**What this task involves:** Copy out all the lines exactly. Omit pictures.

---

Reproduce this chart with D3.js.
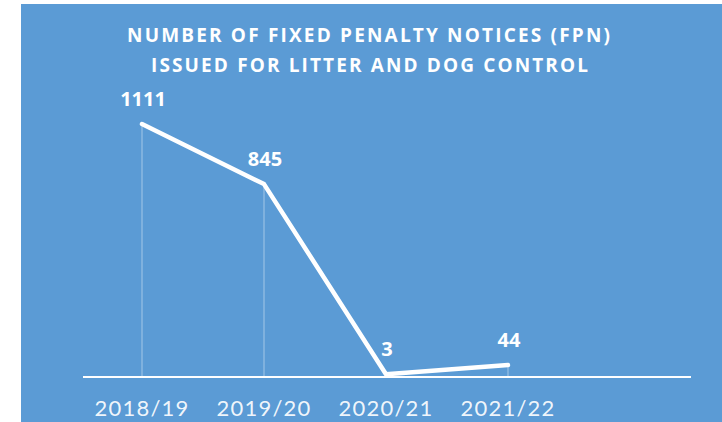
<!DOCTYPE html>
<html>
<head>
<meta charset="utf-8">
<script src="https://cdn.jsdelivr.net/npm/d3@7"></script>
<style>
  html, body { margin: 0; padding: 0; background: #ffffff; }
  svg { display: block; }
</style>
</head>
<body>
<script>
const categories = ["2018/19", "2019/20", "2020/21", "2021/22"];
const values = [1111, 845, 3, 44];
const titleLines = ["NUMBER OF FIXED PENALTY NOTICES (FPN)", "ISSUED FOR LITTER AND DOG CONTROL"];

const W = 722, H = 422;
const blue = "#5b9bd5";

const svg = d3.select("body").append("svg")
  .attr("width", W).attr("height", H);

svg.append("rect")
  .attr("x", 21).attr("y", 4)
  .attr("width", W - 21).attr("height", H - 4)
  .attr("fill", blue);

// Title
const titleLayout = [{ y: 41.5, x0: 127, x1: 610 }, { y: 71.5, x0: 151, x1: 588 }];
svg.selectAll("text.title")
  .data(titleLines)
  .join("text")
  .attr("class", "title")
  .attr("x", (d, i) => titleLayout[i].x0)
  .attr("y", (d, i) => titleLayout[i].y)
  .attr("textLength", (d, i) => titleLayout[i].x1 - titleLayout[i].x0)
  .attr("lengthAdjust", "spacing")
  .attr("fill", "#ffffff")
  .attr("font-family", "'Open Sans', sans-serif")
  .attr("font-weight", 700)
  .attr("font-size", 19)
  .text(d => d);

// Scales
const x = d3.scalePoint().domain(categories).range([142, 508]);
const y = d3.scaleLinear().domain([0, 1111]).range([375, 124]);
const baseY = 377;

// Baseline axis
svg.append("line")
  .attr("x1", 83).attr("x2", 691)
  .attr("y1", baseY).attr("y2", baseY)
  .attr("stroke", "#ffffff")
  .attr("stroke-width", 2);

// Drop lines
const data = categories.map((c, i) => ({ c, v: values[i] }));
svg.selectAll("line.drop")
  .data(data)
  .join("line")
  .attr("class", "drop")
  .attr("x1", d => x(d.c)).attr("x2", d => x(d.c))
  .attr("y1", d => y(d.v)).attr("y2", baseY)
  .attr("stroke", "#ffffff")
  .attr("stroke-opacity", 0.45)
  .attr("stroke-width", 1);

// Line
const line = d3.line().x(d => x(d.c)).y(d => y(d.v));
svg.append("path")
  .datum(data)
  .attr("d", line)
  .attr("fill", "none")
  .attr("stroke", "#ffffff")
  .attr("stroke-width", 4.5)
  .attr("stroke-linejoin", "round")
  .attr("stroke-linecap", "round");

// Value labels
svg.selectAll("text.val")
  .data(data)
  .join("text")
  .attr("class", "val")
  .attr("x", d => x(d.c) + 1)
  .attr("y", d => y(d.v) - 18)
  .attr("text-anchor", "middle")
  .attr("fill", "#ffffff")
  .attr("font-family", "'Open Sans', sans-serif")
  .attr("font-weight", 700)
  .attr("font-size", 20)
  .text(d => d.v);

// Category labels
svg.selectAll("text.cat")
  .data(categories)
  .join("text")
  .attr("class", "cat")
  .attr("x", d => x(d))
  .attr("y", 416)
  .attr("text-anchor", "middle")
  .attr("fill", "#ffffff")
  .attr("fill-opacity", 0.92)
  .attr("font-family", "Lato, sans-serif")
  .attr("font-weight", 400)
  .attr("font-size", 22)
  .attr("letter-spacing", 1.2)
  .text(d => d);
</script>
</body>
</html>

---

**Answer to the exercise:**
Reproduce this chart with D3.js.
<!DOCTYPE html>
<html>
<head>
<meta charset="utf-8">
<script src="https://cdn.jsdelivr.net/npm/d3@7"></script>
<style>
  html, body { margin: 0; padding: 0; background: #ffffff; }
  svg { display: block; }
</style>
</head>
<body>
<script>
const categories = ["2018/19", "2019/20", "2020/21", "2021/22"];
const values = [1111, 845, 3, 44];
const titleLines = ["NUMBER OF FIXED PENALTY NOTICES (FPN)", "ISSUED FOR LITTER AND DOG CONTROL"];

const W = 722, H = 422;
const blue = "#5b9bd5";

const svg = d3.select("body").append("svg")
  .attr("width", W).attr("height", H);

svg.append("rect")
  .attr("x", 21).attr("y", 4)
  .attr("width", W - 21).attr("height", H - 4)
  .attr("fill", blue);

// Title
const titleLayout = [{ y: 41.5, x0: 127, x1: 610 }, { y: 71.5, x0: 151, x1: 588 }];
svg.selectAll("text.title")
  .data(titleLines)
  .join("text")
  .attr("class", "title")
  .attr("x", (d, i) => titleLayout[i].x0)
  .attr("y", (d, i) => titleLayout[i].y)
  .attr("textLength", (d, i) => titleLayout[i].x1 - titleLayout[i].x0)
  .attr("lengthAdjust", "spacing")
  .attr("fill", "#ffffff")
  .attr("font-family", "'Open Sans', sans-serif")
  .attr("font-weight", 700)
  .attr("font-size", 19)
  .text(d => d);

// Scales
const x = d3.scalePoint().domain(categories).range([142, 508]);
const y = d3.scaleLinear().domain([0, 1111]).range([375, 124]);
const baseY = 377;

// Baseline axis
svg.append("line")
  .attr("x1", 83).attr("x2", 691)
  .attr("y1", baseY).attr("y2", baseY)
  .attr("stroke", "#ffffff")
  .attr("stroke-width", 2);

// Drop lines
const data = categories.map((c, i) => ({ c, v: values[i] }));
svg.selectAll("line.drop")
  .data(data)
  .join("line")
  .attr("class", "drop")
  .attr("x1", d => x(d.c)).attr("x2", d => x(d.c))
  .attr("y1", d => y(d.v)).attr("y2", baseY)
  .attr("stroke", "#ffffff")
  .attr("stroke-opacity", 0.45)
  .attr("stroke-width", 1);

// Line
const line = d3.line().x(d => x(d.c)).y(d => y(d.v));
svg.append("path")
  .datum(data)
  .attr("d", line)
  .attr("fill", "none")
  .attr("stroke", "#ffffff")
  .attr("stroke-width", 4.5)
  .attr("stroke-linejoin", "round")
  .attr("stroke-linecap", "round");

// Value labels
svg.selectAll("text.val")
  .data(data)
  .join("text")
  .attr("class", "val")
  .attr("x", d => x(d.c) + 1)
  .attr("y", d => y(d.v) - 18)
  .attr("text-anchor", "middle")
  .attr("fill", "#ffffff")
  .attr("font-family", "'Open Sans', sans-serif")
  .attr("font-weight", 700)
  .attr("font-size", 20)
  .text(d => d.v);

// Category labels
svg.selectAll("text.cat")
  .data(categories)
  .join("text")
  .attr("class", "cat")
  .attr("x", d => x(d))
  .attr("y", 416)
  .attr("text-anchor", "middle")
  .attr("fill", "#ffffff")
  .attr("fill-opacity", 0.92)
  .attr("font-family", "Lato, sans-serif")
  .attr("font-weight", 400)
  .attr("font-size", 22)
  .attr("letter-spacing", 1.2)
  .text(d => d);
</script>
</body>
</html>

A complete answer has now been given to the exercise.